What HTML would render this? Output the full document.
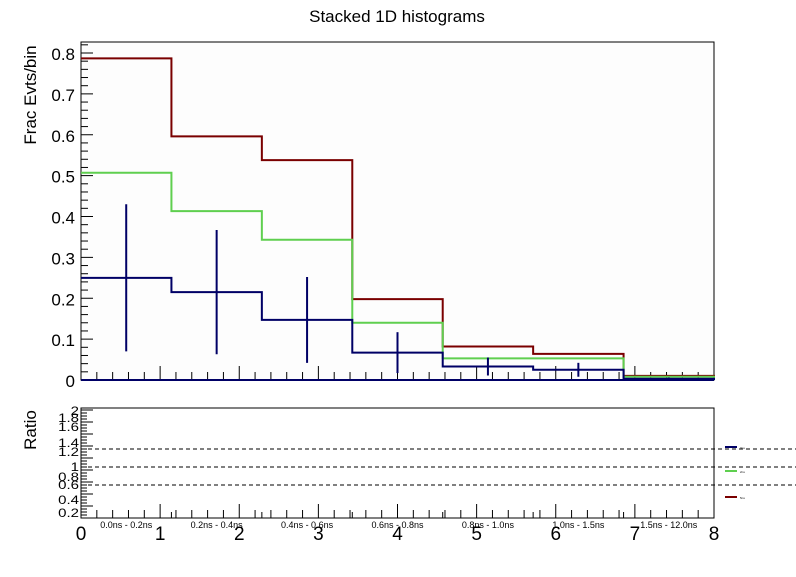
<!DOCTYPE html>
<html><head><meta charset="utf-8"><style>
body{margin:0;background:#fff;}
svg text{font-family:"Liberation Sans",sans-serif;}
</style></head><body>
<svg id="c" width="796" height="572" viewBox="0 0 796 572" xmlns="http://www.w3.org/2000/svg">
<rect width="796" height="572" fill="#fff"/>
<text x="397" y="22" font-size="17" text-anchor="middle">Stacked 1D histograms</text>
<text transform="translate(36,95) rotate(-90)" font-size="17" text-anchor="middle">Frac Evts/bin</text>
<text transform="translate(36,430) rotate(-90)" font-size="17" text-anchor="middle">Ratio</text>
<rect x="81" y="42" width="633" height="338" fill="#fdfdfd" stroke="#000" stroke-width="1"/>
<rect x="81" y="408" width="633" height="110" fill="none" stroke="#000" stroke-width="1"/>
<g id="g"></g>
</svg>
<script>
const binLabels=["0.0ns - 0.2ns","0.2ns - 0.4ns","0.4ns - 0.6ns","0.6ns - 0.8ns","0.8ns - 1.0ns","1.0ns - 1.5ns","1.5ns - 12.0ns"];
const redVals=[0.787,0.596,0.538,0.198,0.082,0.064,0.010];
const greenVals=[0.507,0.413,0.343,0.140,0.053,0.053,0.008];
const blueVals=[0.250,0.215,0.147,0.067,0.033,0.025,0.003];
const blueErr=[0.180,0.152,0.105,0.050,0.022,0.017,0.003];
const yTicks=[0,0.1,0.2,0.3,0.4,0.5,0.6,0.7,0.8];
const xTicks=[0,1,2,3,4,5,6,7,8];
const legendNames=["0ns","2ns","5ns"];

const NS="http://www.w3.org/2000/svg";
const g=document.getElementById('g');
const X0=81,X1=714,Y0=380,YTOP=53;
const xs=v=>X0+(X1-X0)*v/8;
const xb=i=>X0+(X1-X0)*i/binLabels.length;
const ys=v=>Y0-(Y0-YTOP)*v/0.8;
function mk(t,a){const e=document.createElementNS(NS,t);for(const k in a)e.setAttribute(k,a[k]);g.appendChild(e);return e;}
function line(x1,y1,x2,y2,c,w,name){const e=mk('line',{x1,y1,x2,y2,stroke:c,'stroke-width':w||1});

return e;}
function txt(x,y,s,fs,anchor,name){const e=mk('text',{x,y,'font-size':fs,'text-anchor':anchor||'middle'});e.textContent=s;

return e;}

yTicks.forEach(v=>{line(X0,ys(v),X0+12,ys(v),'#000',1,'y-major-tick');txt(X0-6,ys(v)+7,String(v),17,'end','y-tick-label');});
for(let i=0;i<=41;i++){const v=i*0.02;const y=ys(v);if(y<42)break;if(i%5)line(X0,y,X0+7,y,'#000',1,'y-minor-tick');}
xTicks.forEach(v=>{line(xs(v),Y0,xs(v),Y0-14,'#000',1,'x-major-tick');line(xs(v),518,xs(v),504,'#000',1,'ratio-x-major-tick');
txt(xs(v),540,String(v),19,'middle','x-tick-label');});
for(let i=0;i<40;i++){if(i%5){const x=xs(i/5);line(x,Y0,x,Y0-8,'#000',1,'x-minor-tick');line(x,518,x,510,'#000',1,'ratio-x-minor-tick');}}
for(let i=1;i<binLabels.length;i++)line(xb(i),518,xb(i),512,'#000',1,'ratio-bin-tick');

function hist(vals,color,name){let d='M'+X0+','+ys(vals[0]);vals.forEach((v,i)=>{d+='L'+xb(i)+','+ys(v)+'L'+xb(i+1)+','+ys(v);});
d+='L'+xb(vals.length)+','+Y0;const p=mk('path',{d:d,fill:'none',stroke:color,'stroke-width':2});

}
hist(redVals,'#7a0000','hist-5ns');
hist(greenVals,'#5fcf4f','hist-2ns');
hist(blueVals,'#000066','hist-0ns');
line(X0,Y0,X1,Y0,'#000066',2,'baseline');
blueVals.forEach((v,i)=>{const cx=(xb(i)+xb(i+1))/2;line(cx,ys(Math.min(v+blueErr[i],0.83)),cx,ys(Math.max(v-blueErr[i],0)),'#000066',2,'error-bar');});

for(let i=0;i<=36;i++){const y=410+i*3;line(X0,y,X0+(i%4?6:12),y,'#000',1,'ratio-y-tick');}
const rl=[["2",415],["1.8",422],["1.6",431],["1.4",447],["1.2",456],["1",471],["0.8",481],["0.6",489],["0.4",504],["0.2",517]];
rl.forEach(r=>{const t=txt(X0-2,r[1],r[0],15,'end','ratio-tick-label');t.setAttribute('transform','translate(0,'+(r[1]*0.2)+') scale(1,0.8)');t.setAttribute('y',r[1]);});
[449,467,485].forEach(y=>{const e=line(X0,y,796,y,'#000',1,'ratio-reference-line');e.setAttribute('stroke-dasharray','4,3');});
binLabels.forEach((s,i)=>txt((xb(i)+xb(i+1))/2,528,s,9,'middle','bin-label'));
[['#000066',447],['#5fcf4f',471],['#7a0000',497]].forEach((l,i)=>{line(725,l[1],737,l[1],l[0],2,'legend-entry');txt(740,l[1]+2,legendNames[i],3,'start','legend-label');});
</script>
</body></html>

-------

:: EXERCISE GOAL ::
Write out the material above again, word for word, minus its pictures.

:: SOLUTION TO THIS TASK ::
What HTML would render this? Output the full document.
<!DOCTYPE html>
<html><head><meta charset="utf-8"><style>
body{margin:0;background:#fff;}
svg text{font-family:"Liberation Sans",sans-serif;}
</style></head><body>
<svg id="c" width="796" height="572" viewBox="0 0 796 572" xmlns="http://www.w3.org/2000/svg">
<rect width="796" height="572" fill="#fff"/>
<text x="397" y="22" font-size="17" text-anchor="middle">Stacked 1D histograms</text>
<text transform="translate(36,95) rotate(-90)" font-size="17" text-anchor="middle">Frac Evts/bin</text>
<text transform="translate(36,430) rotate(-90)" font-size="17" text-anchor="middle">Ratio</text>
<rect x="81" y="42" width="633" height="338" fill="#fdfdfd" stroke="#000" stroke-width="1"/>
<rect x="81" y="408" width="633" height="110" fill="none" stroke="#000" stroke-width="1"/>
<g id="g"></g>
</svg>
<script>
const binLabels=["0.0ns - 0.2ns","0.2ns - 0.4ns","0.4ns - 0.6ns","0.6ns - 0.8ns","0.8ns - 1.0ns","1.0ns - 1.5ns","1.5ns - 12.0ns"];
const redVals=[0.787,0.596,0.538,0.198,0.082,0.064,0.010];
const greenVals=[0.507,0.413,0.343,0.140,0.053,0.053,0.008];
const blueVals=[0.250,0.215,0.147,0.067,0.033,0.025,0.003];
const blueErr=[0.180,0.152,0.105,0.050,0.022,0.017,0.003];
const yTicks=[0,0.1,0.2,0.3,0.4,0.5,0.6,0.7,0.8];
const xTicks=[0,1,2,3,4,5,6,7,8];
const legendNames=["0ns","2ns","5ns"];

const NS="http://www.w3.org/2000/svg";
const g=document.getElementById('g');
const X0=81,X1=714,Y0=380,YTOP=53;
const xs=v=>X0+(X1-X0)*v/8;
const xb=i=>X0+(X1-X0)*i/binLabels.length;
const ys=v=>Y0-(Y0-YTOP)*v/0.8;
function mk(t,a){const e=document.createElementNS(NS,t);for(const k in a)e.setAttribute(k,a[k]);g.appendChild(e);return e;}
function line(x1,y1,x2,y2,c,w,name){const e=mk('line',{x1,y1,x2,y2,stroke:c,'stroke-width':w||1});

return e;}
function txt(x,y,s,fs,anchor,name){const e=mk('text',{x,y,'font-size':fs,'text-anchor':anchor||'middle'});e.textContent=s;

return e;}

yTicks.forEach(v=>{line(X0,ys(v),X0+12,ys(v),'#000',1,'y-major-tick');txt(X0-6,ys(v)+7,String(v),17,'end','y-tick-label');});
for(let i=0;i<=41;i++){const v=i*0.02;const y=ys(v);if(y<42)break;if(i%5)line(X0,y,X0+7,y,'#000',1,'y-minor-tick');}
xTicks.forEach(v=>{line(xs(v),Y0,xs(v),Y0-14,'#000',1,'x-major-tick');line(xs(v),518,xs(v),504,'#000',1,'ratio-x-major-tick');
txt(xs(v),540,String(v),19,'middle','x-tick-label');});
for(let i=0;i<40;i++){if(i%5){const x=xs(i/5);line(x,Y0,x,Y0-8,'#000',1,'x-minor-tick');line(x,518,x,510,'#000',1,'ratio-x-minor-tick');}}
for(let i=1;i<binLabels.length;i++)line(xb(i),518,xb(i),512,'#000',1,'ratio-bin-tick');

function hist(vals,color,name){let d='M'+X0+','+ys(vals[0]);vals.forEach((v,i)=>{d+='L'+xb(i)+','+ys(v)+'L'+xb(i+1)+','+ys(v);});
d+='L'+xb(vals.length)+','+Y0;const p=mk('path',{d:d,fill:'none',stroke:color,'stroke-width':2});

}
hist(redVals,'#7a0000','hist-5ns');
hist(greenVals,'#5fcf4f','hist-2ns');
hist(blueVals,'#000066','hist-0ns');
line(X0,Y0,X1,Y0,'#000066',2,'baseline');
blueVals.forEach((v,i)=>{const cx=(xb(i)+xb(i+1))/2;line(cx,ys(Math.min(v+blueErr[i],0.83)),cx,ys(Math.max(v-blueErr[i],0)),'#000066',2,'error-bar');});

for(let i=0;i<=36;i++){const y=410+i*3;line(X0,y,X0+(i%4?6:12),y,'#000',1,'ratio-y-tick');}
const rl=[["2",415],["1.8",422],["1.6",431],["1.4",447],["1.2",456],["1",471],["0.8",481],["0.6",489],["0.4",504],["0.2",517]];
rl.forEach(r=>{const t=txt(X0-2,r[1],r[0],15,'end','ratio-tick-label');t.setAttribute('transform','translate(0,'+(r[1]*0.2)+') scale(1,0.8)');t.setAttribute('y',r[1]);});
[449,467,485].forEach(y=>{const e=line(X0,y,796,y,'#000',1,'ratio-reference-line');e.setAttribute('stroke-dasharray','4,3');});
binLabels.forEach((s,i)=>txt((xb(i)+xb(i+1))/2,528,s,9,'middle','bin-label'));
[['#000066',447],['#5fcf4f',471],['#7a0000',497]].forEach((l,i)=>{line(725,l[1],737,l[1],l[0],2,'legend-entry');txt(740,l[1]+2,legendNames[i],3,'start','legend-label');});
</script>
</body></html>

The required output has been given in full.